Leveraging machine learning for accurate DNBR prediction using python

Abstract

This study investigates the viability of using Python scikit-learn packages, specifically regression techniques, to forecast the departure from nucleate boiling ratio (DNBR) using previously published datasets as reference. These datasets were generated using the COBRA-IV computer code under specific operational conditions for pressurized water reactors, and are categorized into two groups: steady-state, encompassing cases 1 and 2, and transient-state which includes both the loss of flow accident (LOFA) and rod cluster control assembly (RCCA) withdrawal scenarios. Due to the dataset's small size, this study also addressed the difficulties encountered with enhancing the accuracy of regression models. Several approaches were investigated in an attempt to improve the regression's accuracy, these include feature selection and hyperparameters tuning analysis for each regression model.
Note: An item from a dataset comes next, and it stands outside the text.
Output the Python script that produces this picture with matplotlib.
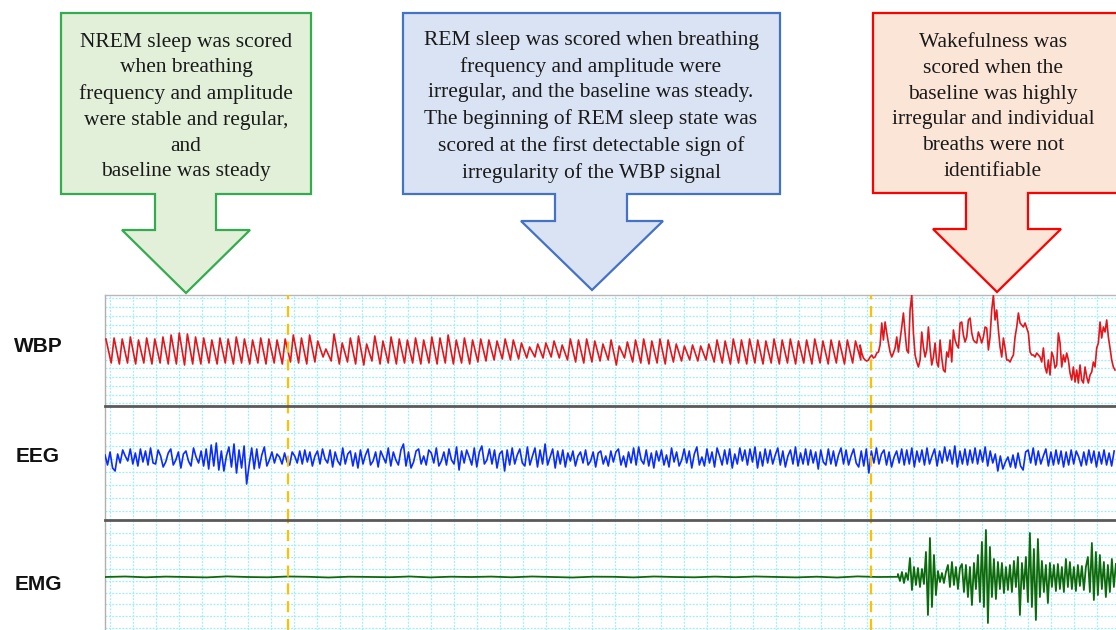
import numpy as np
import matplotlib.pyplot as plt
from matplotlib.patches import Polygon

# --- recording (x in seconds, y in px-like units) ---
window_s = 44.05
stage_changes_s = [7.97, 33.38]          # NREM -> REM, REM -> wake

# WBP during sleep: one peak and one trough per breath
breath_period_s = 0.355
first_breath_s = 0.04
wbp_peaks = [13, 14, 13, 15, 12, 14, 13, 15, 17, 19, 18, 15, 14, 12, 14, 13, 15, 13, 12, 14,
             13, 12, 13, 17, 14, 17, 11, 3, 18, 9, 14, 16, 8, 16, 11, 15, 13, 12, 14, 12,
             15, 14, 17, 12, 14, 12, 13, 12, 11, 13, 12, 9, 5, 8, 9, 11, 7, 13, 12, 13,
             11, 8, 12, 6, 10, 12, 13, 11, 13, 12, 8, 6, 7, 6, 8, 12, 11, 13, 12, 13,
             12, 11, 13, 12, 13, 11, 12, 13, 11, 12, 11, 12, 11]
wbp_troughs = [-11, -12, -11, -12, -11, -12, -11, -12, -12, -13, -12, -12, -11, -12, -11, -12, -11, -12, -11, -12,
               -11, -12, -10, -11, -12, -10, -5, -9, -12, -10, -12, -13, -9, -12, -11, -12, -11, -11, -12, -11,
               -12, -11, -12, -11, -12, -10, -9, -8, -7, -8, -7, -6, -5, -6, -5, -6, -8, -10, -11, -10,
               -9, -8, -13, -6, -10, -11, -12, -11, -12, -10, -9, -8, -9, -8, -10, -11, -12, -11, -12, -11,
               -12, -11, -12, -11, -12, -11, -12, -11, -12, -11, -12, -11, -8]

# WBP while awake, sampled densely
wbp_wake_start_s = 32.9
wbp_wake_dt = 0.0726
wbp_wake = [7, -1, -6, -8, -9, -8, -5, -3, -6, -5, -1, 0, 7, 29, 12, 30, 19, 9, 0, -5,
            -1, 4, 15, 0, 12, 25, 39, 19, 2, -1, 42, 57, 19, -3, -10, -15, -8, 20, 5, -5,
            2, 25, 4, -13, -5, 9, -10, -15, 12, -6, -18, -20, 0, -5, 12, -10, 22, 12, 7, 4,
            29, 30, 17, 10, 15, 32, 34, 19, 12, 10, 9, 20, 15, 9, 15, 25, 24, 2, 15, 42,
            57, 32, 42, 22, 5, -5, 14, 4, -8, -8, -10, -6, -3, 15, 25, 39, 29, 27, 25, 29,
            24, 19, 0, -3, -3, -5, -1, -3, -5, -10, 4, -15, -21, -8, -23, 0, -5, -16, -13, 19,
            9, -15, -3, -10, -1, -8, -21, -28, -15, -30, -18, -31, -13, -28, -31, -15, -25, -31, -23, -20,
            -10, -15, 4, 9, 30, 14, 25, 20, 32, 15, 4, -8, -15, -18]

# EEG
eeg_dt = 0.1102
eeg = [3, -7, 6, -10, -13, 4, -5, 8, 2, -3, 9, -6, 5, -8, 9, -4, 7, -7, 10, -5,
       -6, 8, 2, -9, -4, 5, 9, -7, -2, 6, -10, 4, 7, -3, -8, 10, 1, -5, 7, -8,
       9, -11, 13, -8, 15, -12, 7, -13, 2, 11, -9, 14, -15, 8, -10, 12, -26, -7, 10, -11,
       9, -10, 3, 11, -8, -2, 6, -5, 4, 1, -6, 5, -4, -7, 6, 2, -5, 7, -6, 8,
       -4, 6, -8, 2, 7, -6, 9, -1, -5, 8, -9, 6, -3, -7, 10, -6, 4, 7, -8, 5,
       -10, 8, -6, 3, 9, -7, -3, 6, -9, 7, 1, -5, 10, -8, 6, -2, -7, 8, 14, -8,
       6, -10, -4, 7, 9, -6, 2, -7, 8, 5, -5, 10, -8, -3, 6, -7, 9, -2, -6, 11,
       -12, 7, -5, 8, 1, -7, 10, -9, 6, 12, -6, -2, 9, -6, 8, -10, 4, 7, -13, 8,
       -7, 10, -6, 3, 9, -5, -8, 11, -7, 2, 10, -9, 8, -6, 14, -7, 1, 9, -10, 7,
       -6, 8, -9, 5, -3, 7, -8, 2, 6, -5, 8, -7, -3, 6, -9, 5, 7, -6, 2, -8,
       7, -4, 6, 9, -7, 2, -9, 6, -5, 10, -7, 11, -2, -6, 8, -8, 5, -10, 7, -3,
       8, -7, 3, -9, 10, -4, 6, -8, -2, 9, -5, 7, -10, 4, 11, -7, 1, -8, 9, -5,
       6, -9, 10, 2, -7, 8, -6, 9, -10, 4, -6, 10, -3, 8, -7, 9, -4, 11, -10, 6,
       -8, 9, -5, 8, -6, 3, 10, -7, 7, -9, 2, 8, -6, 11, -8, 5, -6, 9, -7, 8,
       -5, 6, -11, 8, -4, -7, 9, -6, 7, -8, 3, 10, -6, 8, -7, 2, 9, -5, -9, 7,
       -8, 9, -15, 7, -5, 10, -6, 4, 8, -7, 6, -9, 1, 7, -5, 9, -7, 8, -6, 10,
       -9, 7, -4, 8, -7, 10, -6, 2, 9, -8, 7, -5, 11, -3, 8, -6, 12, -9, 7, -6,
       9, -7, 8, -5, 10, -6, 8, -4, 11, -8, 7, -5, 4, -13, 2, -11, -4, 1, -9, 3,
       -10, 5, -8, -12, 6, 8, -5, 10, -7, 7, -6, 2, 9, -8, 6, -7, 8, -6, 7, -9,
       6, -7, 8, -6, 7, 1, -8, 6, -7, 8, -5, 7, -9, 6, -6, 8, -7, 5, -8, 7]

# EMG: quiet during sleep, bursts when awake
emg_quiet_dt = 0.886
emg_quiet = [0, 0.5, -0.3, 0.4, 0, -0.4, 0.6, 0, -0.3, 0.5, 0.2, -0.5, 0.3, 0, -0.2, 0.5, -0.4, 0.3, 0, 0.4,
             -0.3, 0.5, 0, -0.5, 0.3, 0.2, -0.4, 0.5, 0, -0.3, 0.4, -0.2, 0.5, 0, -0.4, 0.3, -0.5, 0.6, 0, 0.2]
emg_wake_start_s = 34.55
emg_wake_dt = 0.0871
emg_wake = [3, -4, 5, -6, 4, -3, 19, -13, 10, -8, 9, -10, 8, -7, 25, -38, 39, -30, 22, -18,
            6, -5, 4, -6, 5, 12, -10, 15, -8, 10, -12, 9, 13, -15, 12, -20, 10, -28, 14, -12,
            22, -25, 35, -30, 47, -46, 30, -20, 18, -22, 15, -12, 14, -16, 10, -13, 12, -15, 16, -10,
            20, -38, 14, -12, 20, -25, 44, -30, 28, -43, 38, -20, 16, -15, 12, -26, 14, -10, 12, -14,
            13, -12, 10, -15, 18, -10, 15, -12, 10, -14, 12, -9, 11, -13, 10, 20, -15, 34, -23, 25,
            -18, 22, -12, 15, -20, 12, -15, 18, -10, 13]

labels = ["WBP", "EEG", "EMG"]
notes = [
    "NREM sleep was scored\nwhen breathing\nfrequency and amplitude\nwere stable and regular,\nand\nbaseline was steady",
    "REM sleep was scored when breathing\nfrequency and amplitude were\nirregular, and the baseline was steady.\n"
    "The beginning of REM sleep state was\nscored at the first detectable sign of\nirregularity of the WBP signal",
    "Wakefulness was\nscored when the\nbaseline was highly\nirregular and individual\nbreaths were not\nidentifiable",
]

# --- build time bases ---
n = len(wbp_peaks)
t_peak = first_breath_s + breath_period_s * np.arange(n)
t_sleep = np.empty(2 * n)
t_sleep[0::2] = t_peak
t_sleep[1::2] = t_peak + 0.65 * breath_period_s
y_sleep = np.empty(2 * n)
y_sleep[0::2] = wbp_peaks
y_sleep[1::2] = wbp_troughs
t_wake = wbp_wake_start_s + wbp_wake_dt * np.arange(len(wbp_wake))
wbp_t = np.concatenate([t_sleep, t_wake])
wbp_y = np.concatenate([y_sleep, wbp_wake])

eeg_t = eeg_dt * np.arange(len(eeg))
emg_t = np.concatenate([emg_quiet_dt * np.arange(len(emg_quiet)),
                        emg_wake_start_s + emg_wake_dt * np.arange(len(emg_wake))])
emg_y = np.concatenate([emg_quiet, emg_wake])

# --- figure ---
W, H = 1116, 630
fig = plt.figure(figsize=(W / 100, H / 100), dpi=100)
left = 105 / W

def px_axes(top, bottom):
    return fig.add_axes([left, (H - bottom) / H, 1 - left, (bottom - top) / H])

ax_wbp = px_axes(295, 405.5)
ax_eeg = px_axes(405.5, 520)
ax_emg = px_axes(520, 630)

grid_col = "#9feef8"
panels = [
    (ax_wbp, wbp_t, wbp_y, "#e3161c", 1.2, (-53.5, 57), 53.7, 8.75),
    (ax_eeg, eeg_t, eeg, "#0a2cff", 1.2, (-62, 52.5), 24.7, 13.0),
    (ax_emg, emg_t, emg_y, "#0b6a0b", 1.3, (-53, 57), 44, 11.9),
]
for i, (ax, t, y, col, lw, ylim, gtop, gstep) in enumerate(panels):
    ax.plot(t, y, color=col, lw=lw, zorder=3)
    ax.set_xlim(0, window_s)
    ax.set_ylim(*ylim)
    ax.set_xticks(np.arange(0.218, window_s, 1.0))
    ax.set_yticks(np.arange(gtop, ylim[0], -gstep))
    ax.grid(True, color=grid_col, lw=0.9, ls=(0, (1.5, 1.2)))
    ax.tick_params(length=0, labelbottom=False, labelleft=False)
    for s in ["right", "bottom"]:
        ax.spines[s].set_visible(False)
    ax.spines["left"].set_color("#b0b0b0")
    ax.spines["left"].set_linewidth(1)
    if i == 0:
        ax.spines["top"].set_color("#b8b8b8")
        ax.spines["top"].set_linewidth(1)
    else:
        ax.spines["top"].set_color("#5a5a5a")
        ax.spines["top"].set_linewidth(2)
        ax.spines["top"].set_zorder(5)
    for sc in stage_changes_s:
        ax.axvline(sc, color="#ffc000", lw=1.6, ls=(0, (5, 3)), zorder=4)

# --- overlay in pixel coords for callouts and labels ---
ov = fig.add_axes([0, 0, 1, 1], zorder=10)
ov.set_xlim(0, W)
ov.set_ylim(H, 0)
ov.axis("off")

label_y = [347, 457, 584]
for lab, yy in zip(labels, label_y):
    ov.text(38, yy, lab, ha="center", va="center", fontsize=15,
            fontweight="bold", family="Liberation Sans", color="#111111")

callouts = [
    # L, R, T, B, shaft L, shaft R, head y, head L, head R, tip x, tip y, face, edge
    (61, 311, 13, 194, 155, 216, 230, 122, 250, 186, 293, "#e2f0d9", "#33ab4e"),
    (403, 780, 13, 194, 555, 627, 221, 521, 663, 592, 290, "#dae3f3", "#4472c4"),
    (873, 1125, 13, 193, 966, 1028, 229, 933, 1061, 997, 292, "#fbe5d6", "#ff0000"),
]
text_cx = [186, 591, 993]
for (L, R, T, B, sL, sR, hy, hL, hR, tx, ty, fc, ec), note, cx in zip(callouts, notes, text_cx):
    pts = [(L, T), (R, T), (R, B), (sR, B), (sR, hy), (hR, hy), (tx, ty),
           (hL, hy), (sL, hy), (sL, B), (L, B)]
    ov.add_patch(Polygon(pts, closed=True, facecolor=fc, edgecolor=ec, lw=1.6,
                         joinstyle="miter"))
    ov.text(cx, 107, note, ha="center", va="center", fontsize=15.5,
            family="Liberation Serif", color="#1a1a1a", linespacing=1.48)

fig.savefig("out.png", dpi=100)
The use of noise perturbation with a realistic standard deviation proved to be the most successful strategy for increasing regression accuracy, especially with small datasets, by interpolating the gaps between observations thus increasing their size. This approach's algorithm was evaluated using metrics such as R² score, mean square error (MSE) and mean absolute error (MAE). The evaluation metrics demonstrated that the DTReg model, after incorporating noise, achieved significantly higher accuracy compared to previously referenced artificial neural network (ANN) models, highlighting the substantial impact of noise perturbation on refining the model's predictive capabilities. Overall, this approach not only improved performance for the steady-state cases but also enhanced accuracy for transient datasets, ultimately demonstrating the effectiveness of noise perturbation in overcoming the limitations of small datasets.